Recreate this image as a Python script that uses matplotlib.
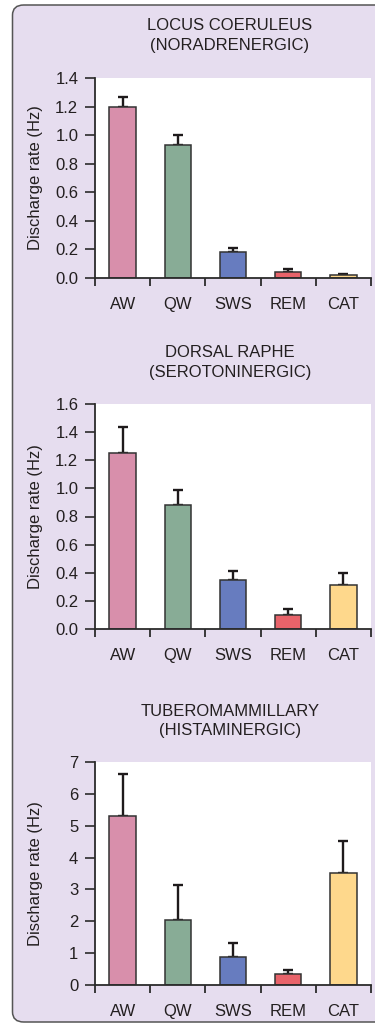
import matplotlib
matplotlib.use("Agg")
import matplotlib.pyplot as plt
from matplotlib.patches import FancyBboxPatch
from matplotlib.ticker import FixedLocator, NullFormatter

plt.rcParams['font.family'] = ['Liberation Sans', 'DejaVu Sans']

categories = ["AW", "QW", "SWS", "REM", "CAT"]
colors = ["#D88FAB", "#88AC96", "#677CBF", "#E8636A", "#FED88C"]

titles = [("LOCUS COERULEUS", "(NORADRENERGIC)"),
          ("DORSAL RAPHE", "(SEROTONINERGIC)"),
          ("TUBEROMAMMILLARY", "(HISTAMINERGIC)")]

lc_values = [1.20, 0.93, 0.18, 0.04, 0.02]
lc_errors = [0.07, 0.07, 0.03, 0.02, 0.01]
dr_values = [1.25, 0.885, 0.345, 0.10, 0.315]
dr_errors = [0.19, 0.105, 0.07, 0.04, 0.08]
tm_values = [5.32, 2.05, 0.88, 0.36, 3.53]
tm_errors = [1.30, 1.10, 0.44, 0.10, 0.98]

yticks_list = [
    [0.0, 0.2, 0.4, 0.6, 0.8, 1.0, 1.2, 1.4],
    [0.0, 0.2, 0.4, 0.6, 0.8, 1.0, 1.2, 1.4, 1.6],
    [0, 1, 2, 3, 4, 5, 6, 7],
]
ytick_labels_list = [
    ["0.0", "0.2", "0.4", "0.6", "0.8", "1.0", "1.2", "1.4"],
    ["0.0", "0.2", "0.4", "0.6", "0.8", "1.0", "1.2", "1.4", "1.6"],
    ["0", "1", "2", "3", "4", "5", "6", "7"],
]
values_list = [lc_values, dr_values, tm_values]
errors_list = [lc_errors, dr_errors, tm_errors]

W, H = 375, 1025
fig = plt.figure(figsize=(W / 100, H / 100), dpi=100)
fig.patch.set_facecolor("white")

# rounded lavender panel
box = FancyBboxPatch((12.5 / W, 1 - 1022 / H), (400 - 12.5) / W, (1022 - 5) / H,
                     boxstyle="round,pad=0,rounding_size=0.03",
                     transform=fig.transFigure, facecolor="#E6DDEF",
                     edgecolor="#555555", linewidth=1.1, mutation_aspect=375 / 1025 * 0.9,
                     zorder=-10)
fig.patches.append(box)

# axes pixel layout (left, right, top, bottom)
axes_px = [(95, 371, 78, 278), (95, 371, 404, 629), (95, 371, 762, 985)]
title_px = [(25.5, 45.5), (352, 372), (711, 731)]

text_color = "#231F20"
spine_color = "#2B2B2B"
fs = 12

for i in range(3):
    l, r, t, b = axes_px[i]
    ax = fig.add_axes([l / W, 1 - b / H, (r - l) / W, (b - t) / H])
    ax.set_facecolor("white")
    x = list(range(len(categories)))
    ax.errorbar(x, values_list[i], yerr=[[0] * 5, errors_list[i]], fmt="none",
                ecolor="#1E1A1B", elinewidth=1.7, capsize=3.3, capthick=1.7, zorder=1)
    ax.bar(x, values_list[i], width=0.48, color=colors, edgecolor="#333333",
           linewidth=1.1, zorder=2)
    ax.set_xlim(-0.5, 4.5)
    ax.set_ylim(yticks_list[i][0], yticks_list[i][-1])
    ax.set_yticks(yticks_list[i])
    ax.set_yticklabels(ytick_labels_list[i])
    ax.set_xticks(x)
    ax.set_xticklabels(categories)
    ax.xaxis.set_minor_locator(FixedLocator([-0.5, 0.5, 1.5, 2.5, 3.5, 4.5]))
    ax.xaxis.set_minor_formatter(NullFormatter())
    ax.tick_params(axis="x", which="major", length=0, pad=14, labelsize=fs,
                   labelcolor=text_color)
    ax.tick_params(axis="x", which="minor", length=6, width=1.3, direction="out",
                   color=spine_color)
    ax.tick_params(axis="y", which="major", length=7, width=1.2, direction="out",
                   pad=5, labelsize=fs, labelcolor=text_color, color=spine_color)
    for s in ["top", "right"]:
        ax.spines[s].set_visible(False)
    for s in ["left", "bottom"]:
        ax.spines[s].set_color(spine_color)
        ax.spines[s].set_linewidth(1.3)
    ax.spines["bottom"].set_zorder(3)
    ax.set_ylabel("Discharge rate (Hz)", fontsize=fs, color=text_color)
    ax.yaxis.set_label_coords(-0.188, 0.5)
    for line, yy in zip(titles[i], title_px[i]):
        fig.text(230 / W, 1 - yy / H, line, ha="center", va="center",
                 fontsize=fs, color=text_color)

fig.savefig("out.png", dpi=100)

** WORK INSTRUCTIONS **
Pictures excluded, quote all the data above exactly.

** THE SOLUTION **
Recreate this image as a Python script that uses matplotlib.
import matplotlib
matplotlib.use("Agg")
import matplotlib.pyplot as plt
from matplotlib.patches import FancyBboxPatch
from matplotlib.ticker import FixedLocator, NullFormatter

plt.rcParams['font.family'] = ['Liberation Sans', 'DejaVu Sans']

categories = ["AW", "QW", "SWS", "REM", "CAT"]
colors = ["#D88FAB", "#88AC96", "#677CBF", "#E8636A", "#FED88C"]

titles = [("LOCUS COERULEUS", "(NORADRENERGIC)"),
          ("DORSAL RAPHE", "(SEROTONINERGIC)"),
          ("TUBEROMAMMILLARY", "(HISTAMINERGIC)")]

lc_values = [1.20, 0.93, 0.18, 0.04, 0.02]
lc_errors = [0.07, 0.07, 0.03, 0.02, 0.01]
dr_values = [1.25, 0.885, 0.345, 0.10, 0.315]
dr_errors = [0.19, 0.105, 0.07, 0.04, 0.08]
tm_values = [5.32, 2.05, 0.88, 0.36, 3.53]
tm_errors = [1.30, 1.10, 0.44, 0.10, 0.98]

yticks_list = [
    [0.0, 0.2, 0.4, 0.6, 0.8, 1.0, 1.2, 1.4],
    [0.0, 0.2, 0.4, 0.6, 0.8, 1.0, 1.2, 1.4, 1.6],
    [0, 1, 2, 3, 4, 5, 6, 7],
]
ytick_labels_list = [
    ["0.0", "0.2", "0.4", "0.6", "0.8", "1.0", "1.2", "1.4"],
    ["0.0", "0.2", "0.4", "0.6", "0.8", "1.0", "1.2", "1.4", "1.6"],
    ["0", "1", "2", "3", "4", "5", "6", "7"],
]
values_list = [lc_values, dr_values, tm_values]
errors_list = [lc_errors, dr_errors, tm_errors]

W, H = 375, 1025
fig = plt.figure(figsize=(W / 100, H / 100), dpi=100)
fig.patch.set_facecolor("white")

# rounded lavender panel
box = FancyBboxPatch((12.5 / W, 1 - 1022 / H), (400 - 12.5) / W, (1022 - 5) / H,
                     boxstyle="round,pad=0,rounding_size=0.03",
                     transform=fig.transFigure, facecolor="#E6DDEF",
                     edgecolor="#555555", linewidth=1.1, mutation_aspect=375 / 1025 * 0.9,
                     zorder=-10)
fig.patches.append(box)

# axes pixel layout (left, right, top, bottom)
axes_px = [(95, 371, 78, 278), (95, 371, 404, 629), (95, 371, 762, 985)]
title_px = [(25.5, 45.5), (352, 372), (711, 731)]

text_color = "#231F20"
spine_color = "#2B2B2B"
fs = 12

for i in range(3):
    l, r, t, b = axes_px[i]
    ax = fig.add_axes([l / W, 1 - b / H, (r - l) / W, (b - t) / H])
    ax.set_facecolor("white")
    x = list(range(len(categories)))
    ax.errorbar(x, values_list[i], yerr=[[0] * 5, errors_list[i]], fmt="none",
                ecolor="#1E1A1B", elinewidth=1.7, capsize=3.3, capthick=1.7, zorder=1)
    ax.bar(x, values_list[i], width=0.48, color=colors, edgecolor="#333333",
           linewidth=1.1, zorder=2)
    ax.set_xlim(-0.5, 4.5)
    ax.set_ylim(yticks_list[i][0], yticks_list[i][-1])
    ax.set_yticks(yticks_list[i])
    ax.set_yticklabels(ytick_labels_list[i])
    ax.set_xticks(x)
    ax.set_xticklabels(categories)
    ax.xaxis.set_minor_locator(FixedLocator([-0.5, 0.5, 1.5, 2.5, 3.5, 4.5]))
    ax.xaxis.set_minor_formatter(NullFormatter())
    ax.tick_params(axis="x", which="major", length=0, pad=14, labelsize=fs,
                   labelcolor=text_color)
    ax.tick_params(axis="x", which="minor", length=6, width=1.3, direction="out",
                   color=spine_color)
    ax.tick_params(axis="y", which="major", length=7, width=1.2, direction="out",
                   pad=5, labelsize=fs, labelcolor=text_color, color=spine_color)
    for s in ["top", "right"]:
        ax.spines[s].set_visible(False)
    for s in ["left", "bottom"]:
        ax.spines[s].set_color(spine_color)
        ax.spines[s].set_linewidth(1.3)
    ax.spines["bottom"].set_zorder(3)
    ax.set_ylabel("Discharge rate (Hz)", fontsize=fs, color=text_color)
    ax.yaxis.set_label_coords(-0.188, 0.5)
    for line, yy in zip(titles[i], title_px[i]):
        fig.text(230 / W, 1 - yy / H, line, ha="center", va="center",
                 fontsize=fs, color=text_color)

fig.savefig("out.png", dpi=100)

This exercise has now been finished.